Among those who signed the letter were David McIntosh, the president of the Club for Growth; former Sen. Jim DeMint, R-S.C., the chair of the Conservative Partnership Institute; David N. Bossie, the president of Citizens United; Trump White House budget director Russ Vought, the president of the Center for Renewing America; Ginni Thomas, the president of Liberty Consulting and the wife of Supreme Court Justice Clarence Thomas; Matt Schlapp, that chairman of the Conservative Political Action Conference; Adam Brandon, the president of FreedomWorks; Kevin Roberts, the president of the Heritage Foundation; and former conservative Reps. Steve King of Iowa and Tim Huelskamp of Kansas.

So far, no one has formally stepped forward to challenge McConnell or McCarthy, but that could soon change.

Rep. Andy Biggs, R-Ariz., a former chairman of the far-right, Trump-aligned House Freedom Caucus, has reportedly been flirting with challenging McCarthy for speaker. Speaking to reporters Monday, Biggs would not confirm whether he was considering a bid but said "nobody has 218" votes for speaker. "And somebody is going to run tomorrow” against McCarthy, he said.

And Sen. Rick Scott, R-Fla., the chairman of the Senate GOP's campaign arm this cycle, isn't closing the door on a challenge to McConnell for minority leader.

"A lot of people have called me to see if I would run,” Scott said Sunday on Fox News, adding, “I’m not going to take anything off the table."

A handful of other Republican senators — including Ted Cruz of Texas, Lindsey Graham of South Carolina, Marco Rubio of Florida and Mike Lee of Utah — also are calling for a delay.

"It would be insane if we re-elect the same leadership two days from now — if we say: 'Hey nothing happened, everything’s good. Keep rowing off the waterfall, crash into the rocks. Everything's awesome,'" Cruz said Monday on his podcast, "Verdict with Ted Cruz."

"Listen, if you have the No. 1 team in the nation and you get crushed and you get crushed and you get crushed, you know what happens? They fire the coach," he continued. "The idea that we would have leadership elections on Wednesday is insane."

Asked whether he thought he had enough support to retain the leadership, McConnell told reporters, "Of course."
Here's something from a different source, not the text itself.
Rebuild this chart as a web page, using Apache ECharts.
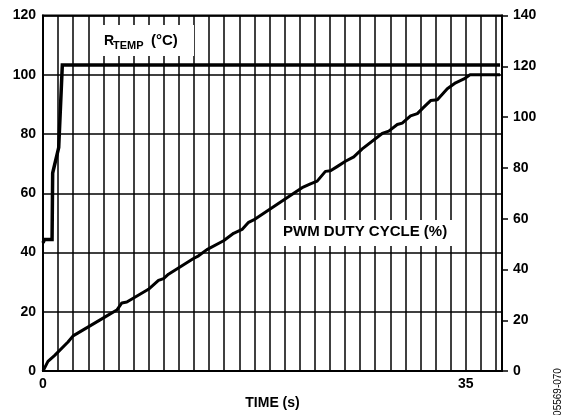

McCarthy and McConnell have political incentives to move quickly. With conservative discontent brewing, any lengthy delay could create openings for possible challengers to build up support.

But not all Freedom Caucus members would line up behind Biggs if he took on McCarthy. Rep. Marjorie Taylor Greene, R-Ga., a staunch Trump ally who has clashed with McCarthy, said a conservative challenge to McCarthy would be “very risky” and “bad strategy” and claimed it could lead to a situation in which Democrats cut a deal with a handful of anti-Trump Republicans to elect Rep. Liz Cheney of Wyoming as speaker.

“Do we want to see that challenge open the door to Nancy Pelosi handing the gavel to Liz Cheney? Is that what everybody really wants? Because I will not do it. There is no way in hell I will stand there and allow that to happen,” Greene said on Steve Bannon’s podcast, “War Room.”

On the other side of the aisle, President Joe Biden appears to support Speaker Nancy Pelosi’s continuing on as the top Democrat in the House should she decide to seek the post again.

“I hope you stick,” Biden told Pelosi, D-Calif., last week after the midterm elections, a Democratic aide confirmed Monday. The president's remarks were first reported by Politico.

NBC News has asked the White House for comment.